AIM OF THE EXERCISE: Exactly as written, set down the lines from the top of the entries through the line bearing "import * as", with every picture left out.

[Rows from a dataset]
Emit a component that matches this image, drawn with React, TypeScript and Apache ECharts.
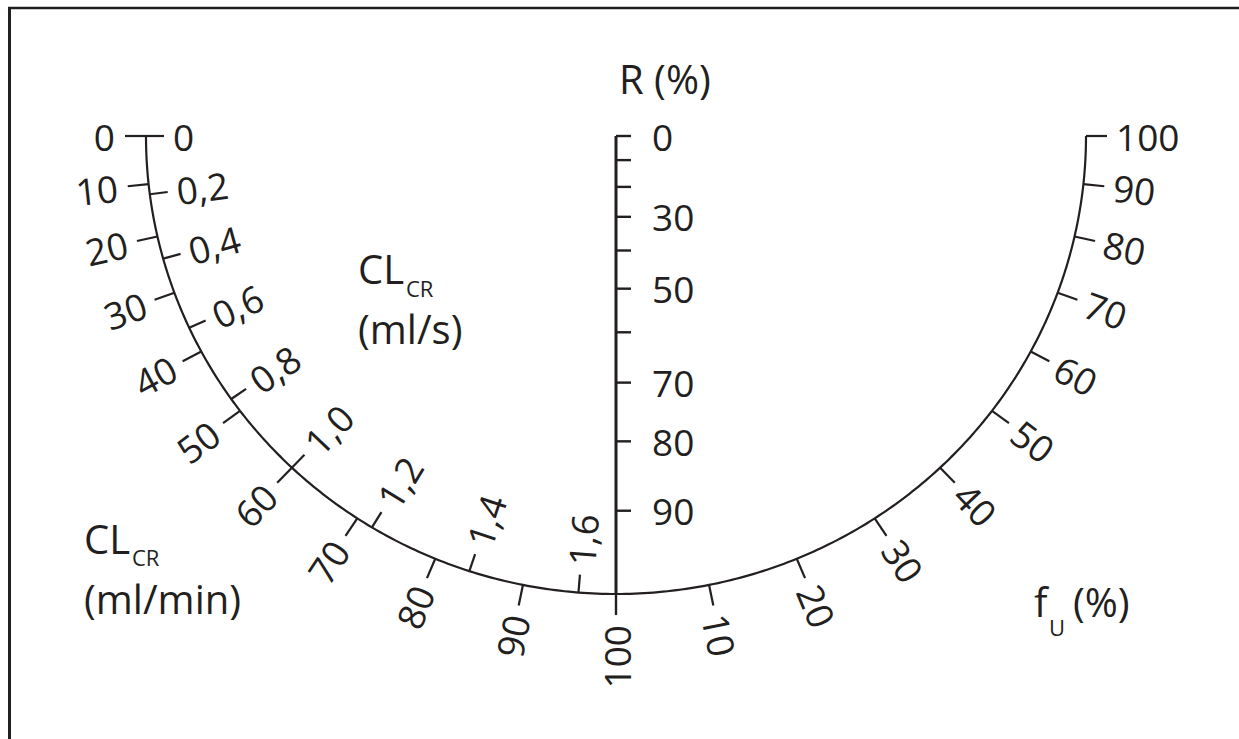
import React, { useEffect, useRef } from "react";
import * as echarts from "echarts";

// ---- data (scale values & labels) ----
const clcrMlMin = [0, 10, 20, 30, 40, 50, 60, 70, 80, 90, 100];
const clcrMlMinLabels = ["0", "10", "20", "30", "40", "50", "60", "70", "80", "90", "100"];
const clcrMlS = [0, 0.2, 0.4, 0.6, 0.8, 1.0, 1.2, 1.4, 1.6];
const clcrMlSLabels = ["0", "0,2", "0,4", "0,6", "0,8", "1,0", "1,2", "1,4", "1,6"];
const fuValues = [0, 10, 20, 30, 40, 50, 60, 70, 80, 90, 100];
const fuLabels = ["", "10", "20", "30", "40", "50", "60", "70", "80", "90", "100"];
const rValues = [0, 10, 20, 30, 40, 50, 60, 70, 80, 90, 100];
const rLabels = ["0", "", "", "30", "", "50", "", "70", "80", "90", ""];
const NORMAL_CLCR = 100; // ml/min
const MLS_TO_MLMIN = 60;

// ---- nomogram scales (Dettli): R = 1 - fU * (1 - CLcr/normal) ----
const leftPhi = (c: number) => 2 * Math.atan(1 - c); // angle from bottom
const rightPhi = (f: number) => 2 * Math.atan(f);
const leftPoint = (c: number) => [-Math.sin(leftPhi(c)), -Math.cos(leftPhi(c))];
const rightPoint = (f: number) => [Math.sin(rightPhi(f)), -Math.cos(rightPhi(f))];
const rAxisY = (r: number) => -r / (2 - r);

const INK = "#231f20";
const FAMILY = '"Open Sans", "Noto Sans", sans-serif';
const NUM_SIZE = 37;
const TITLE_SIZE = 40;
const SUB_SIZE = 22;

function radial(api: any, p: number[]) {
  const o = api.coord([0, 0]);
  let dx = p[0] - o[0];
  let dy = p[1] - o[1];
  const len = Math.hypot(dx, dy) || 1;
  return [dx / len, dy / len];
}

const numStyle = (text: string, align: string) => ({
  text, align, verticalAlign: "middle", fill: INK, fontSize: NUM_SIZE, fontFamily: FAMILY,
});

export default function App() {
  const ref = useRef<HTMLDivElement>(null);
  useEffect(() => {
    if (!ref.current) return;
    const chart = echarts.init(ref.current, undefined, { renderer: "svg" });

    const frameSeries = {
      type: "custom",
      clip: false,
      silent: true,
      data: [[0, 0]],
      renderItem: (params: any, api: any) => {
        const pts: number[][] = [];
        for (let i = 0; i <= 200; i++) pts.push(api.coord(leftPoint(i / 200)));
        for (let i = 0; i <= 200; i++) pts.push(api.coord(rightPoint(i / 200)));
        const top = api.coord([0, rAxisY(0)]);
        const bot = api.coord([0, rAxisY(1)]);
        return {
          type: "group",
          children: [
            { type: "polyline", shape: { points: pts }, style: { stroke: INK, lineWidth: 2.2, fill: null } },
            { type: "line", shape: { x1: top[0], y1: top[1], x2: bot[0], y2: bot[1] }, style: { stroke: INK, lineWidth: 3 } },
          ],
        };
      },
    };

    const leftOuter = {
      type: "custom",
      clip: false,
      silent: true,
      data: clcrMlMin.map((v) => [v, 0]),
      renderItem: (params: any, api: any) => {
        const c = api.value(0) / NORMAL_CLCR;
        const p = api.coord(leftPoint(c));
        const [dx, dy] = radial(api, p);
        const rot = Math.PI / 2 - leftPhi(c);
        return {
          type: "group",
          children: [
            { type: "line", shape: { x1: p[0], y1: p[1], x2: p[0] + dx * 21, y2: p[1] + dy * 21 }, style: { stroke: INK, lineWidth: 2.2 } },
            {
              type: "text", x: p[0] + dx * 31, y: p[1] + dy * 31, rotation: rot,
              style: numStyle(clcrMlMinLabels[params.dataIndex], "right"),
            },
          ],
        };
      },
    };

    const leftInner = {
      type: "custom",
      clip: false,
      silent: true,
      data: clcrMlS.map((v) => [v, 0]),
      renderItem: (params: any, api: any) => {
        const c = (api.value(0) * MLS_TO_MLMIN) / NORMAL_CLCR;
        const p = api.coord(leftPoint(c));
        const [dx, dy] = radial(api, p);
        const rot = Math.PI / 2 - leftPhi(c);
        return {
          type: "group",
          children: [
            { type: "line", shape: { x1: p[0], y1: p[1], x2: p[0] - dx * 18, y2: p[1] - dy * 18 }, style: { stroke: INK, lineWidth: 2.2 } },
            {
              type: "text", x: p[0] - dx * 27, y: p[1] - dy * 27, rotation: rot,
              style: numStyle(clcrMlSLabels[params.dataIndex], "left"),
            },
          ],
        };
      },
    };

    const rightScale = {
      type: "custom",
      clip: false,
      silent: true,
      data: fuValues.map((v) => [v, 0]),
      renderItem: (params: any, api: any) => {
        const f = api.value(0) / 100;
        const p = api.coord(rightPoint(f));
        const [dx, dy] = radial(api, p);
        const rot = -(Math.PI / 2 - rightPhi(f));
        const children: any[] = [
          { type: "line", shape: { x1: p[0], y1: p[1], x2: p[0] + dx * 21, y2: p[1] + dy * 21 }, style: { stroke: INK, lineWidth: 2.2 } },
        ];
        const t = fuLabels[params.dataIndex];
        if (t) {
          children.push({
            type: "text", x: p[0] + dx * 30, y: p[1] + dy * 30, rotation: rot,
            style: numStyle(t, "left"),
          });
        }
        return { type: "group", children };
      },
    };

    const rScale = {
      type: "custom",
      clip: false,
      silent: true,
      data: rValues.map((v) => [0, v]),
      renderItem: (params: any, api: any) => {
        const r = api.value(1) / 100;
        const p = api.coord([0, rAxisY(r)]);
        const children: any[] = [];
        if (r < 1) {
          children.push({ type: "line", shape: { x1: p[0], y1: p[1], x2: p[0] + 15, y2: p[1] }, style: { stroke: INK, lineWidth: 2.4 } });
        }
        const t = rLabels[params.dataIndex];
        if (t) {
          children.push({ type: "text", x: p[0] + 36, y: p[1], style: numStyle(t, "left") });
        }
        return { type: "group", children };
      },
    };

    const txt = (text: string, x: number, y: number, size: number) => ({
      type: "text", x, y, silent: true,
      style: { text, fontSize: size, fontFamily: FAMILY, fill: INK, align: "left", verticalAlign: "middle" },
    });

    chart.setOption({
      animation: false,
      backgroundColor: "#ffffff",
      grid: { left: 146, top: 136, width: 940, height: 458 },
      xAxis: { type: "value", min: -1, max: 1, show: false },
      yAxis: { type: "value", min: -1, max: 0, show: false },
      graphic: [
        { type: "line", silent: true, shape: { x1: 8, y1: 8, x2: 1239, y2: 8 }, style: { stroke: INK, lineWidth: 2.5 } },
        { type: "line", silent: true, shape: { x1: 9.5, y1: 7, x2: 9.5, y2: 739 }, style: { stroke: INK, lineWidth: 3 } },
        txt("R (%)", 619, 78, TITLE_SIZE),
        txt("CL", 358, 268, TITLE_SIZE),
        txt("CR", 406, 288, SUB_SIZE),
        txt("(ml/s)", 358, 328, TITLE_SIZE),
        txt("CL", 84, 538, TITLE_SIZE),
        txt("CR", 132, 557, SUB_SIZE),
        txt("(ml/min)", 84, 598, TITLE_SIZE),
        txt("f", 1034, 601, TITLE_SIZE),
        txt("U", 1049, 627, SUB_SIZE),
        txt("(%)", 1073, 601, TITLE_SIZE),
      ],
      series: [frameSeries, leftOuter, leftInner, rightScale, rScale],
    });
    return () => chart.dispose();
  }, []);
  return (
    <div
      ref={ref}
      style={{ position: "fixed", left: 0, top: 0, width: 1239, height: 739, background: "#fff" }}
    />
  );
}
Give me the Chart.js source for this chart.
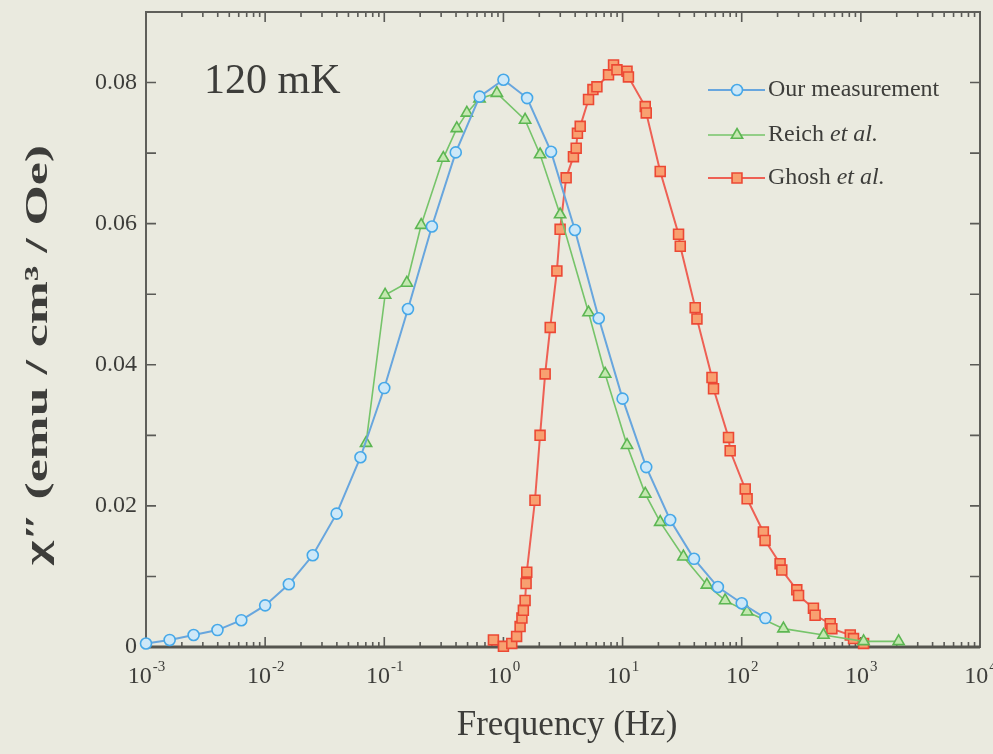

EXPECTED ANSWER:
Emit a component that matches this image, drawn with React, TypeScript and Apache ECharts.
import React, { useEffect, useRef } from "react";
import * as echarts from "echarts";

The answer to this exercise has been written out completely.